**Exercise instructions**
Write out the listing below in full and exactly, leaving out every picture.

**Stored data**

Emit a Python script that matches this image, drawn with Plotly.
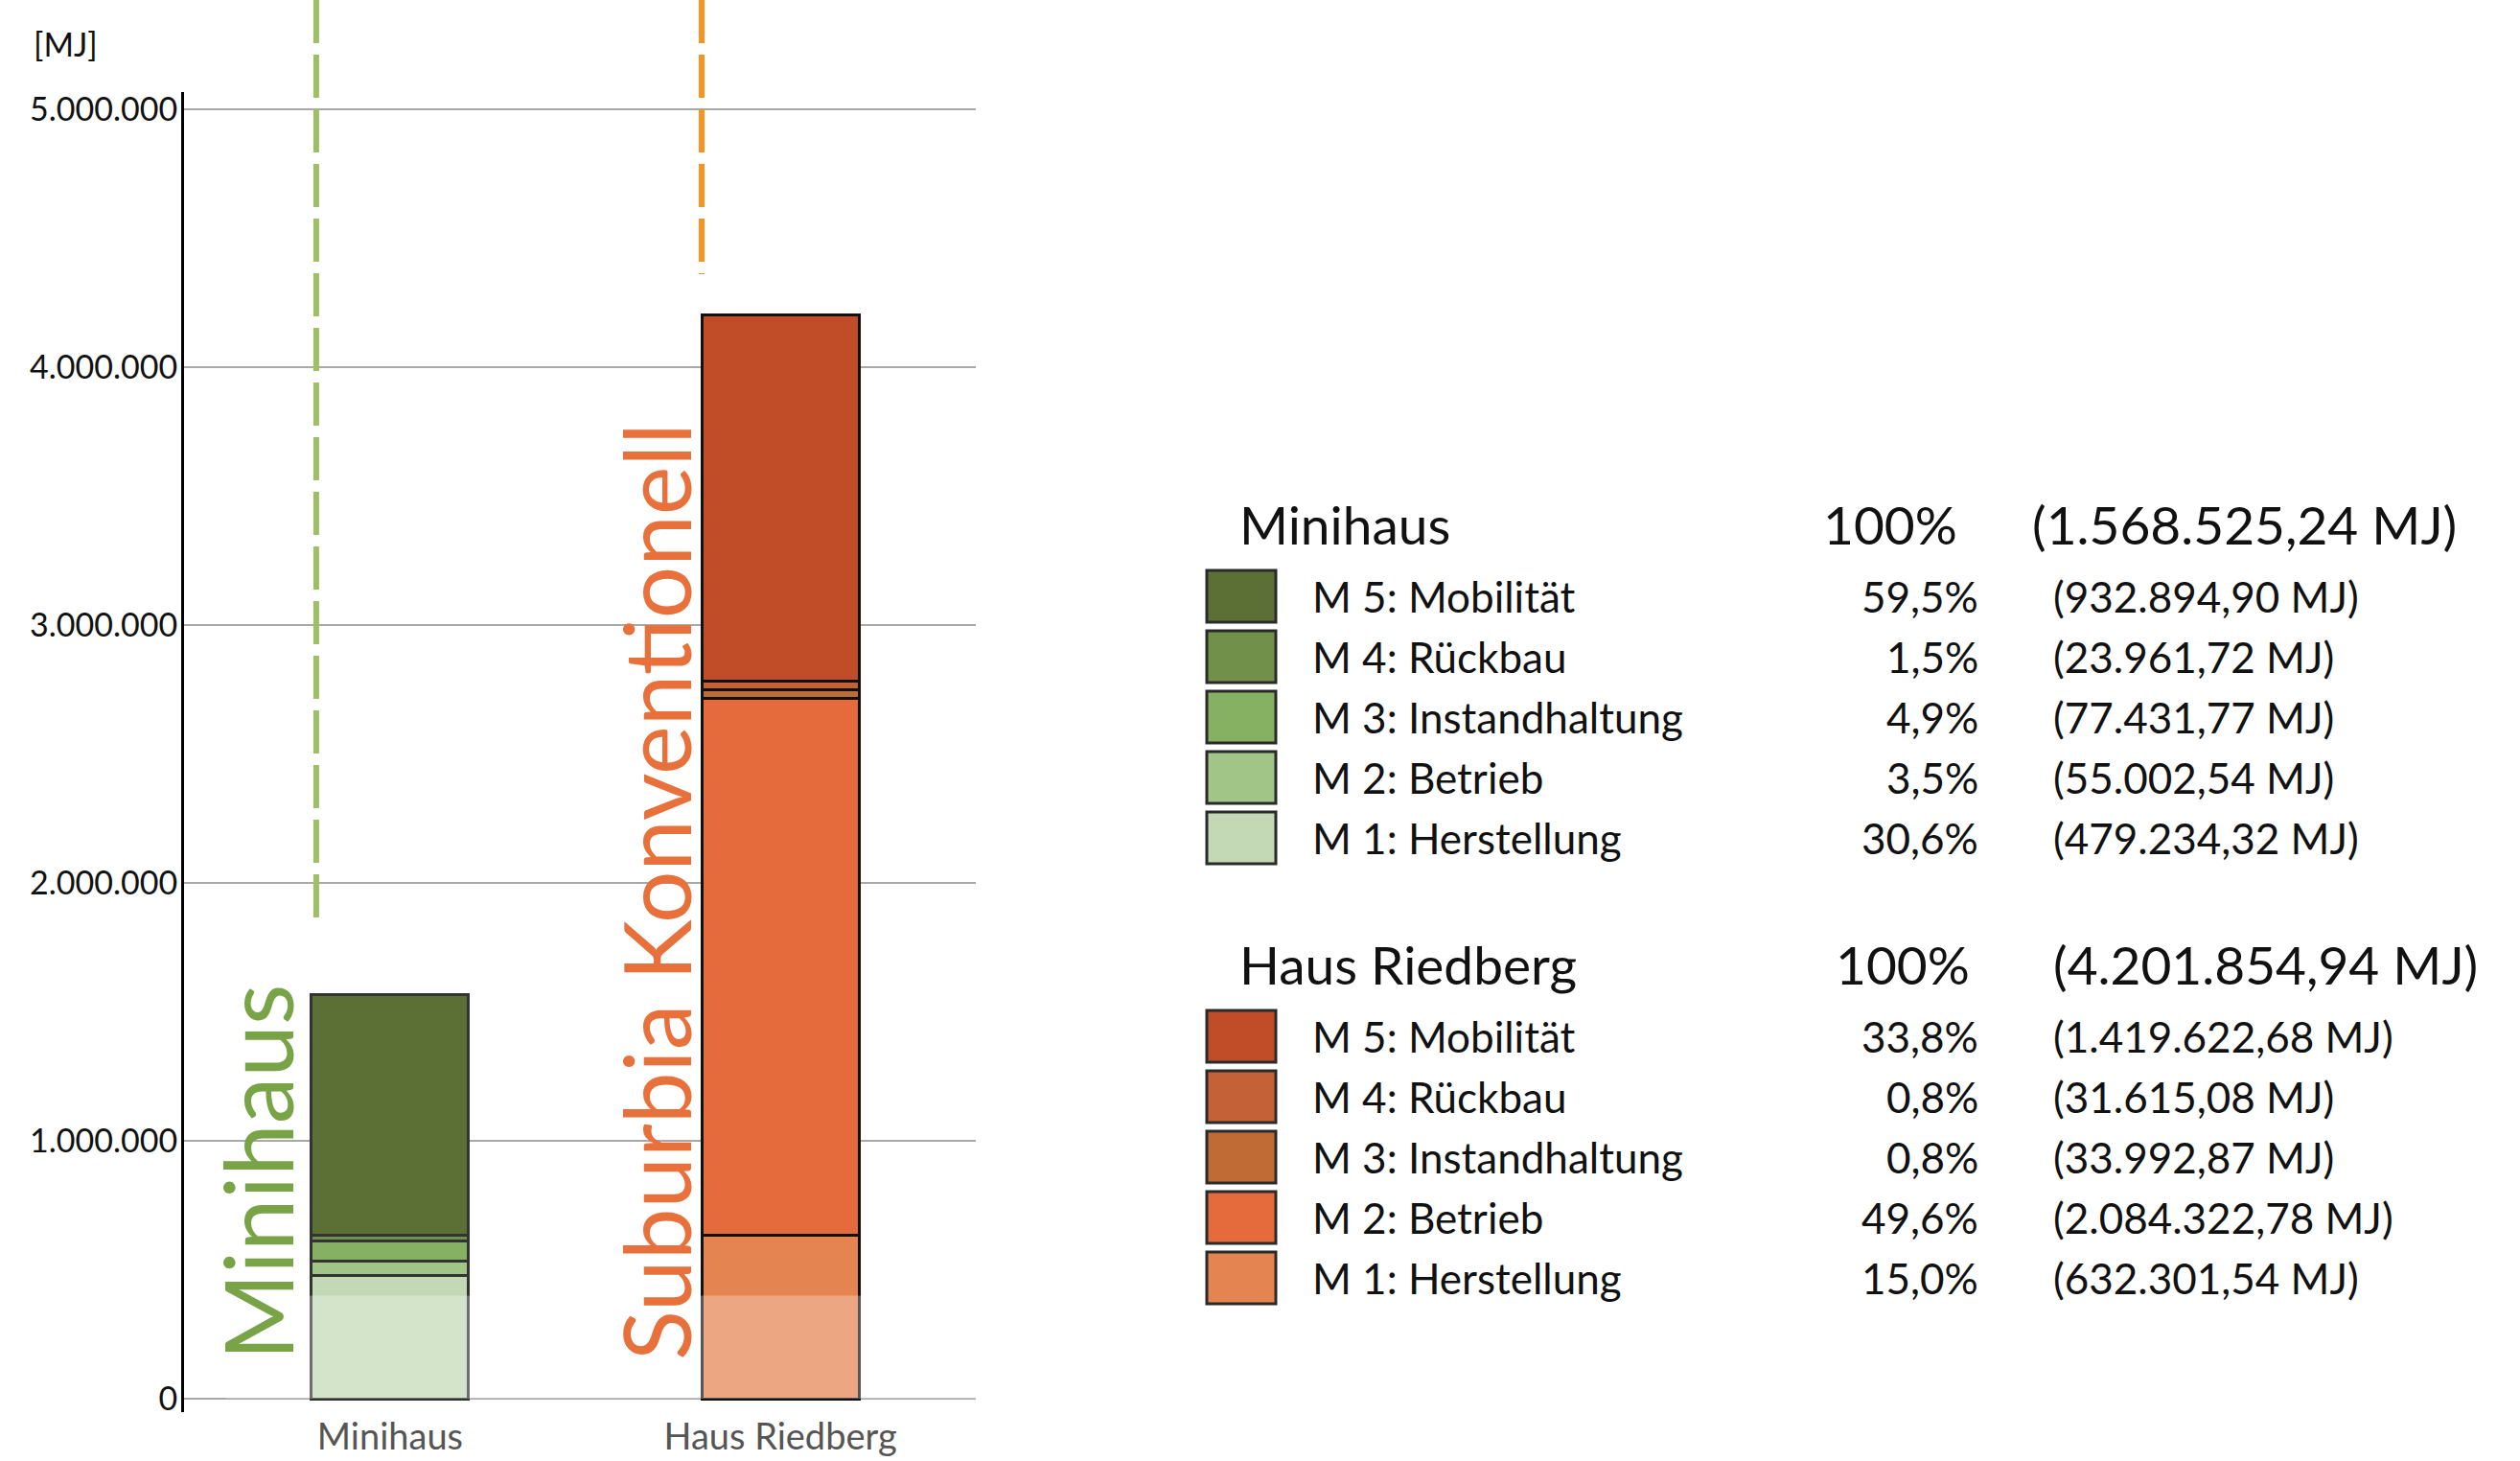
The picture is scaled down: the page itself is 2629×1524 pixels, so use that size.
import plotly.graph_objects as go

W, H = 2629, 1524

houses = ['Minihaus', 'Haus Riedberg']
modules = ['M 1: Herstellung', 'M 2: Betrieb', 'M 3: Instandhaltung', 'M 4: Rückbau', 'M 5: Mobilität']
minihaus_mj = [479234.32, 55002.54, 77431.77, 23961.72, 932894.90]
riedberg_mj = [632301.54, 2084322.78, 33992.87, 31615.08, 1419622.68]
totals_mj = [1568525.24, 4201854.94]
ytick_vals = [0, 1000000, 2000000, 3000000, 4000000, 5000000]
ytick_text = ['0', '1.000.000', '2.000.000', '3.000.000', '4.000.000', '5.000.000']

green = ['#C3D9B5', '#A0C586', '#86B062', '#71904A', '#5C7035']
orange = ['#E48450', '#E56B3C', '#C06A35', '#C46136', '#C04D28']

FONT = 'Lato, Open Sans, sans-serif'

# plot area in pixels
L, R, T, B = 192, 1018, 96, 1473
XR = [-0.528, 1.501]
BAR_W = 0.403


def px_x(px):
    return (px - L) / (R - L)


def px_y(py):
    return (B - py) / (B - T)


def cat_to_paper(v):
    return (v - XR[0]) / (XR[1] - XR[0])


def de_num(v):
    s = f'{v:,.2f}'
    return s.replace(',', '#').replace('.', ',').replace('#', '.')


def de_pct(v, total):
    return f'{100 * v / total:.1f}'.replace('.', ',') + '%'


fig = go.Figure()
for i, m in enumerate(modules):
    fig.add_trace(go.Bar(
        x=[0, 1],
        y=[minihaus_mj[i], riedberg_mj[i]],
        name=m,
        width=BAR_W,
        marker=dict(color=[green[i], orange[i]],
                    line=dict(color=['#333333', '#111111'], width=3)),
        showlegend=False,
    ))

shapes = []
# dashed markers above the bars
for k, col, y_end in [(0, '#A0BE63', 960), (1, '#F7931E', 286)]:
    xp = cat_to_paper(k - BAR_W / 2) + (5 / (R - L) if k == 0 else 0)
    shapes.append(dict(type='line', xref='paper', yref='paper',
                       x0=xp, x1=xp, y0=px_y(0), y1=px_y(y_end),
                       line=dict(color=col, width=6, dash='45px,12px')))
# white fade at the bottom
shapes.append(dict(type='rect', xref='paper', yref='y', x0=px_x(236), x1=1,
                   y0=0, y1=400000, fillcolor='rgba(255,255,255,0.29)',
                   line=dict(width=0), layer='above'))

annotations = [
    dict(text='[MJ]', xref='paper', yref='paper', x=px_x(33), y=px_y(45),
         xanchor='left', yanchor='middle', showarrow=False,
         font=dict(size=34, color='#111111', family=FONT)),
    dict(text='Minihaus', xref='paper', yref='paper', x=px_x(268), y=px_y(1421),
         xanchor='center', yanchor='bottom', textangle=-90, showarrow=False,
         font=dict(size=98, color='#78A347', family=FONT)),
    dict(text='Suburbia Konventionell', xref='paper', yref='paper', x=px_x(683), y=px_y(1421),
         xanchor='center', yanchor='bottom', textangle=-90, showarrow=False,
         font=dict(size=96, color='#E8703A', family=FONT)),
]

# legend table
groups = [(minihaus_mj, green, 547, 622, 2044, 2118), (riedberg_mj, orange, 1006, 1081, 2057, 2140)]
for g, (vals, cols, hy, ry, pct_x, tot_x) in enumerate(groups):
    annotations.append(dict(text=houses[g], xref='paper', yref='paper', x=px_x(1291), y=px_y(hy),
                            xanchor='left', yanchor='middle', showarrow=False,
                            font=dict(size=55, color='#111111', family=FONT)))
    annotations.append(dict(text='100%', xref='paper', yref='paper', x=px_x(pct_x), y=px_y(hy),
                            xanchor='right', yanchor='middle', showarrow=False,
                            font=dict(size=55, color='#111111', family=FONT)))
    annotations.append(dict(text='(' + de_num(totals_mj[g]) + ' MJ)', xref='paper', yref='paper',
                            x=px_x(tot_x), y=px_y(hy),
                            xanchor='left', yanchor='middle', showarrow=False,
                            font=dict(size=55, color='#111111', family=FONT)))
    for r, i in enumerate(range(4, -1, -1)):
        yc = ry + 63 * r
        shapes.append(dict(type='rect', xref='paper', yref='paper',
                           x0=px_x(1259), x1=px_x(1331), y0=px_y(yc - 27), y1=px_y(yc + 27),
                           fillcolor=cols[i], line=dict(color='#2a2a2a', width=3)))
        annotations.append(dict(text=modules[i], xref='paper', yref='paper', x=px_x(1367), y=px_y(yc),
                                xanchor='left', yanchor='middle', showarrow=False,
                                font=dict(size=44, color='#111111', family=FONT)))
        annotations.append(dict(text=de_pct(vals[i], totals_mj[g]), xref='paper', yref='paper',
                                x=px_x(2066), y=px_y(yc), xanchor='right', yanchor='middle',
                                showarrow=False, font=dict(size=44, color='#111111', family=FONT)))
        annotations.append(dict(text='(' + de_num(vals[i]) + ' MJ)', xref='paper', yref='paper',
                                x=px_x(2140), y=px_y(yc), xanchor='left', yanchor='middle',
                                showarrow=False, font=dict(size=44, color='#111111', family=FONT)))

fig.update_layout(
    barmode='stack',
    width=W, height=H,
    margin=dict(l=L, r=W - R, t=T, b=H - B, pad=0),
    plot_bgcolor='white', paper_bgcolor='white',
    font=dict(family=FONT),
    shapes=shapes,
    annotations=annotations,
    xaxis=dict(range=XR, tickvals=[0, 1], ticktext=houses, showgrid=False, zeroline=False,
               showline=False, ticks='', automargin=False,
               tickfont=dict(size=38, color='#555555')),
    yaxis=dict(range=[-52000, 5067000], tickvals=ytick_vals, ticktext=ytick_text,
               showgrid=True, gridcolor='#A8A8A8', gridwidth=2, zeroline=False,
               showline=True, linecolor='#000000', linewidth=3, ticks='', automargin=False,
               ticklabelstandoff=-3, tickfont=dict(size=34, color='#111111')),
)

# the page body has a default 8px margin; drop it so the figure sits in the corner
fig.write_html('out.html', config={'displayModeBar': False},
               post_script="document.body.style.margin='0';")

**Solved exercise**
Emit a Python script that matches this image, drawn with Plotly.
The picture is scaled down: the page itself is 2629×1524 pixels, so use that size.
import plotly.graph_objects as go

W, H = 2629, 1524

houses = ['Minihaus', 'Haus Riedberg']
modules = ['M 1: Herstellung', 'M 2: Betrieb', 'M 3: Instandhaltung', 'M 4: Rückbau', 'M 5: Mobilität']
minihaus_mj = [479234.32, 55002.54, 77431.77, 23961.72, 932894.90]
riedberg_mj = [632301.54, 2084322.78, 33992.87, 31615.08, 1419622.68]
totals_mj = [1568525.24, 4201854.94]
ytick_vals = [0, 1000000, 2000000, 3000000, 4000000, 5000000]
ytick_text = ['0', '1.000.000', '2.000.000', '3.000.000', '4.000.000', '5.000.000']

green = ['#C3D9B5', '#A0C586', '#86B062', '#71904A', '#5C7035']
orange = ['#E48450', '#E56B3C', '#C06A35', '#C46136', '#C04D28']

FONT = 'Lato, Open Sans, sans-serif'

# plot area in pixels
L, R, T, B = 192, 1018, 96, 1473
XR = [-0.528, 1.501]
BAR_W = 0.403


def px_x(px):
    return (px - L) / (R - L)


def px_y(py):
    return (B - py) / (B - T)


def cat_to_paper(v):
    return (v - XR[0]) / (XR[1] - XR[0])


def de_num(v):
    s = f'{v:,.2f}'
    return s.replace(',', '#').replace('.', ',').replace('#', '.')


def de_pct(v, total):
    return f'{100 * v / total:.1f}'.replace('.', ',') + '%'


fig = go.Figure()
for i, m in enumerate(modules):
    fig.add_trace(go.Bar(
        x=[0, 1],
        y=[minihaus_mj[i], riedberg_mj[i]],
        name=m,
        width=BAR_W,
        marker=dict(color=[green[i], orange[i]],
                    line=dict(color=['#333333', '#111111'], width=3)),
        showlegend=False,
    ))

shapes = []
# dashed markers above the bars
for k, col, y_end in [(0, '#A0BE63', 960), (1, '#F7931E', 286)]:
    xp = cat_to_paper(k - BAR_W / 2) + (5 / (R - L) if k == 0 else 0)
    shapes.append(dict(type='line', xref='paper', yref='paper',
                       x0=xp, x1=xp, y0=px_y(0), y1=px_y(y_end),
                       line=dict(color=col, width=6, dash='45px,12px')))
# white fade at the bottom
shapes.append(dict(type='rect', xref='paper', yref='y', x0=px_x(236), x1=1,
                   y0=0, y1=400000, fillcolor='rgba(255,255,255,0.29)',
                   line=dict(width=0), layer='above'))

annotations = [
    dict(text='[MJ]', xref='paper', yref='paper', x=px_x(33), y=px_y(45),
         xanchor='left', yanchor='middle', showarrow=False,
         font=dict(size=34, color='#111111', family=FONT)),
    dict(text='Minihaus', xref='paper', yref='paper', x=px_x(268), y=px_y(1421),
         xanchor='center', yanchor='bottom', textangle=-90, showarrow=False,
         font=dict(size=98, color='#78A347', family=FONT)),
    dict(text='Suburbia Konventionell', xref='paper', yref='paper', x=px_x(683), y=px_y(1421),
         xanchor='center', yanchor='bottom', textangle=-90, showarrow=False,
         font=dict(size=96, color='#E8703A', family=FONT)),
]

# legend table
groups = [(minihaus_mj, green, 547, 622, 2044, 2118), (riedberg_mj, orange, 1006, 1081, 2057, 2140)]
for g, (vals, cols, hy, ry, pct_x, tot_x) in enumerate(groups):
    annotations.append(dict(text=houses[g], xref='paper', yref='paper', x=px_x(1291), y=px_y(hy),
                            xanchor='left', yanchor='middle', showarrow=False,
                            font=dict(size=55, color='#111111', family=FONT)))
    annotations.append(dict(text='100%', xref='paper', yref='paper', x=px_x(pct_x), y=px_y(hy),
                            xanchor='right', yanchor='middle', showarrow=False,
                            font=dict(size=55, color='#111111', family=FONT)))
    annotations.append(dict(text='(' + de_num(totals_mj[g]) + ' MJ)', xref='paper', yref='paper',
                            x=px_x(tot_x), y=px_y(hy),
                            xanchor='left', yanchor='middle', showarrow=False,
                            font=dict(size=55, color='#111111', family=FONT)))
    for r, i in enumerate(range(4, -1, -1)):
        yc = ry + 63 * r
        shapes.append(dict(type='rect', xref='paper', yref='paper',
                           x0=px_x(1259), x1=px_x(1331), y0=px_y(yc - 27), y1=px_y(yc + 27),
                           fillcolor=cols[i], line=dict(color='#2a2a2a', width=3)))
        annotations.append(dict(text=modules[i], xref='paper', yref='paper', x=px_x(1367), y=px_y(yc),
                                xanchor='left', yanchor='middle', showarrow=False,
                                font=dict(size=44, color='#111111', family=FONT)))
        annotations.append(dict(text=de_pct(vals[i], totals_mj[g]), xref='paper', yref='paper',
                                x=px_x(2066), y=px_y(yc), xanchor='right', yanchor='middle',
                                showarrow=False, font=dict(size=44, color='#111111', family=FONT)))
        annotations.append(dict(text='(' + de_num(vals[i]) + ' MJ)', xref='paper', yref='paper',
                                x=px_x(2140), y=px_y(yc), xanchor='left', yanchor='middle',
                                showarrow=False, font=dict(size=44, color='#111111', family=FONT)))

fig.update_layout(
    barmode='stack',
    width=W, height=H,
    margin=dict(l=L, r=W - R, t=T, b=H - B, pad=0),
    plot_bgcolor='white', paper_bgcolor='white',
    font=dict(family=FONT),
    shapes=shapes,
    annotations=annotations,
    xaxis=dict(range=XR, tickvals=[0, 1], ticktext=houses, showgrid=False, zeroline=False,
               showline=False, ticks='', automargin=False,
               tickfont=dict(size=38, color='#555555')),
    yaxis=dict(range=[-52000, 5067000], tickvals=ytick_vals, ticktext=ytick_text,
               showgrid=True, gridcolor='#A8A8A8', gridwidth=2, zeroline=False,
               showline=True, linecolor='#000000', linewidth=3, ticks='', automargin=False,
               ticklabelstandoff=-3, tickfont=dict(size=34, color='#111111')),
)

# the page body has a default 8px margin; drop it so the figure sits in the corner
fig.write_html('out.html', config={'displayModeBar': False},
               post_script="document.body.style.margin='0';")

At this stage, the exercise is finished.